On peut se demander au nom de quoi des textes comme "Au Rialto" — dans lequel un congrès de physique organisé à Hollywood prend la pagailleuse allure d'une convention de science fiction, et le principe d'incertitude amène finalement l'héroïne dans les bras du jeune premier —, ou encore "Conte d'hiver", ou "Hasard" relèvent de la science fiction. Mais ils en portent incontestablement l'empreinte, on peut s'attendre au détour d'une page à rencontrer le conjectural. Simplement, le basculement doit se situer quelques pages après la fin du texte.
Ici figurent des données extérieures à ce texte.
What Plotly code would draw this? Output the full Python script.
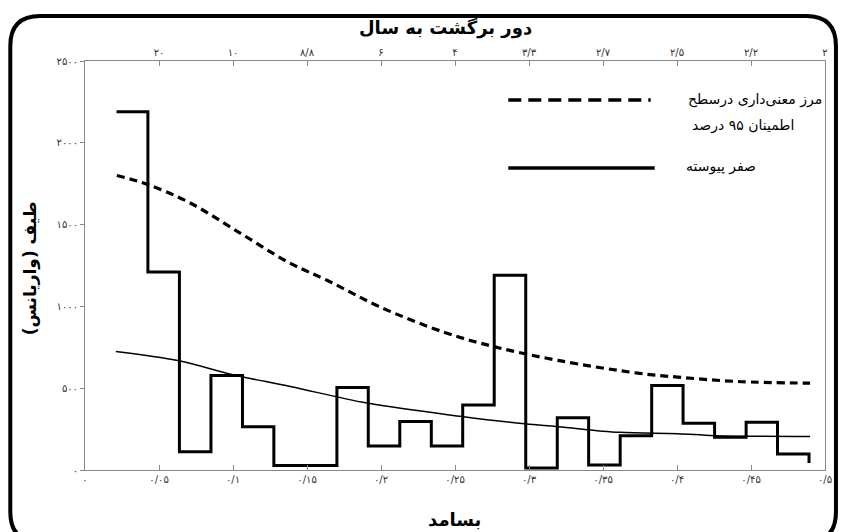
import plotly.graph_objects as go

# ---------------- data ----------------
# spectrum step (bin edges in frequency, variance per bin)
bin_edges = [0.0213, 0.0425, 0.0638, 0.0851, 0.1064, 0.1276, 0.1489, 0.1702,
             0.1914, 0.2127, 0.2340, 0.2552, 0.2765, 0.2978, 0.3191, 0.3403,
             0.3616, 0.3829, 0.4041, 0.4254, 0.4467, 0.4679, 0.4892]
spectrum = [2190, 1211, 112, 578, 265, 28, 28, 504, 147, 296, 147, 398,
            1190, 12, 320, 31, 210, 516, 286, 200, 292, 98]
spectrum_end = 43

# 95% significance bound
sig_freq = [0.0215, 0.0424, 0.0707, 0.1043, 0.1380, 0.1649, 0.1985, 0.2436,
            0.2759, 0.3196, 0.3735, 0.4004, 0.4408, 0.4899]
sig_vals = [1800, 1745, 1634, 1451, 1267, 1154, 1000, 839, 755, 670, 592,
            568, 541, 531]

# continuous red-noise null
null_freq = [0.0208, 0.0635, 0.1000, 0.1380, 0.1907, 0.2546, 0.2972, 0.3196,
             0.3611, 0.4004, 0.4254, 0.4899]
null_vals = [725, 668, 582, 512, 409, 327, 282, 265, 230, 222, 210, 205]

# axis ticks
x_tickvals = [0, 0.05, 0.1, 0.15, 0.2, 0.25, 0.3, 0.35, 0.4, 0.45, 0.5]
x_ticktext = ["۰", "۰/۰۵", "۰/۱", "۰/۱۵", "۰/۲", "۰/۲۵", "۰/۳", "۰/۳۵", "۰/۴", "۰/۴۵", "۰/۵"]
top_tickvals = [0.05, 0.1, 0.15, 0.2, 0.25, 0.3, 0.35, 0.4, 0.45, 0.5]
top_ticktext = ["۲۰", "۱۰", "۸/۸", "۶", "۴", "۳/۳", "۲/۷", "۲/۵", "۲/۲", "۲"]
y_tickvals = [0, 500, 1000, 1500, 2000, 2500]
y_ticktext = ["۰", "۵۰۰", "۱۰۰۰", "۱۵۰۰", "۲۰۰۰", "۲۵۰۰"]

FONT = "DejaVu Sans"
W, H = 844, 532
L, R, T, B = 85, 16, 61, 62
PW, PH = W - L - R, H - T - B


def px(x):
    return (x - L) / PW


def py(y):
    return (H - B - y) / PH


fig = go.Figure()

fig.add_trace(go.Scatter(
    x=bin_edges + [bin_edges[-1]],
    y=spectrum + [spectrum[-1], spectrum_end],
    mode="lines", line=dict(color="black", width=3, shape="hv"),
    showlegend=False, hoverinfo="skip"))

fig.add_trace(go.Scatter(
    x=sig_freq, y=sig_vals, mode="lines",
    line=dict(color="black", width=3.2, dash="8px,5px", shape="spline"),
    showlegend=False, hoverinfo="skip"))

fig.add_trace(go.Scatter(
    x=null_freq, y=null_vals, mode="lines",
    line=dict(color="black", width=1.5, shape="spline"),
    showlegend=False, hoverinfo="skip"))

# invisible trace to activate top axis
fig.add_trace(go.Scatter(x=[0, 0.5], y=[0, 0], xaxis="x2", mode="lines",
                         line=dict(width=0), showlegend=False, hoverinfo="skip"))

axis_col = "#888888"
tick_font = dict(family=FONT, size=10, color="#333333")

fig.update_layout(
    width=W, height=H,
    margin=dict(l=L, r=R, t=T, b=B),
    paper_bgcolor="white", plot_bgcolor="white",
    font=dict(family=FONT),
    xaxis=dict(range=[0, 0.5], tickvals=x_tickvals, ticktext=x_ticktext,
               showgrid=False, zeroline=False, showline=True, linecolor=axis_col,
               linewidth=1, ticks="inside", ticklen=5, tickcolor=axis_col,
               tickfont=tick_font),
    xaxis2=dict(range=[0, 0.5], overlaying="x", side="top",
                tickvals=top_tickvals, ticktext=top_ticktext,
                showgrid=False, zeroline=False, showline=True, linecolor=axis_col,
                linewidth=1, ticks="inside", ticklen=5, tickcolor=axis_col,
                tickfont=tick_font),
    yaxis=dict(range=[0, 2500], tickvals=y_tickvals, ticktext=y_ticktext,
               showgrid=False, zeroline=False, showline=True, mirror=True,
               linecolor=axis_col, linewidth=1, ticks="outside", ticklen=4,
               tickcolor=axis_col, tickfont=tick_font),
)


def note(text, x, y, size, xanchor="center", angle=0):
    return dict(text=text, x=px(x), y=py(y), xref="paper", yref="paper",
                xanchor=xanchor, yanchor="middle", textangle=angle,
                showarrow=False, font=dict(family=FONT, size=size, color="black"))


ann = [
    note("<b>دور برگشت به سال</b>", 447, 28, 18),
    note("<b>بسامد</b>", 456, 519, 18),
    note("<b>طیف (واریانس)</b>", 30, 268, 17, angle=-90),
    note("مرز معنی‌داری درسطح", 827, 99, 14, xanchor="right"),
    note("اطمینان ۹۵ درصد", 799, 125, 14, xanchor="right"),
    note("صفر پیوسته", 761, 166, 14, xanchor="right"),
]
fig.update_layout(annotations=ann)

# legend samples and outer rounded frame
x0, x1, y0, y1, r = 10, 839, 16, 542, 30
path = (f"M {px(x0+r)},{py(y0)} L {px(x1-r)},{py(y0)} "
        f"Q {px(x1)},{py(y0)} {px(x1)},{py(y0+r)} "
        f"L {px(x1)},{py(y1-r)} Q {px(x1)},{py(y1)} {px(x1-r)},{py(y1)} "
        f"L {px(x0+r)},{py(y1)} Q {px(x0)},{py(y1)} {px(x0)},{py(y1-r)} "
        f"L {px(x0)},{py(y0+r)} Q {px(x0)},{py(y0)} {px(x0+r)},{py(y0)} Z")
shapes = [
    dict(type="line", xref="paper", yref="paper", x0=px(510), x1=px(653),
         y0=py(100), y1=py(100), line=dict(color="black", width=3.5, dash="13px,7px")),
    dict(type="line", xref="paper", yref="paper", x0=px(510), x1=px(657),
         y0=py(168), y1=py(168), line=dict(color="black", width=3.5)),
    dict(type="path", xref="paper", yref="paper", path=path,
         line=dict(color="black", width=4)),
]
fig.update_layout(shapes=shapes)

fig.write_html("out.html", config={"displayModeBar": False},
               post_script="document.body.style.margin='0';document.body.style.overflow='hidden';")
Réciproquement, des textes comme "Pogrom spatial" ou "Même sa Majesté", qui remplissent tous les critères du classement à l'intérieur du genre (ils sont situés dans une société future et différente), visent des centres d'intérêt bien éloignés de ceux de la SF habituelle.

Bien entendu, l'adoption d'un ton humoristique peut brouiller les cartes, imposer des stratégies inhabituelles, déjouer les grilles de lecture ; je doute en tout cas qu'un amateur de SF pure et dure puisse se reconnaître dans ce livre.

Mais force de constater que Willis a imposé sa voix — les fans ne lui ménagent pas leur approbation, et Asimov's science fiction ne manque jamais d'annoncer son nom en couverture — et mis en place, sous forme de nouvelles, une mutation discrète de la SF. La comédie de situation une fois prises les leçons de Heinlein et Sheckley, pourrait-on dire.

Si ce recueil ne contient pas de réussite aussi éclatante que "All my Darling Daughters" dans le premier, s'il efface certains motifs pittoresques (la religion, en particulier) il consacre la maturité d'un auteur. On peut détester. On peut aimer. On peut accepter, sourire, et se rendre compte qu'il vaut mieux le consommer en doses espacées.

Notes

[1] Ces interruptions perpétuelles se manifestent aussi dans son roman le Grand livre.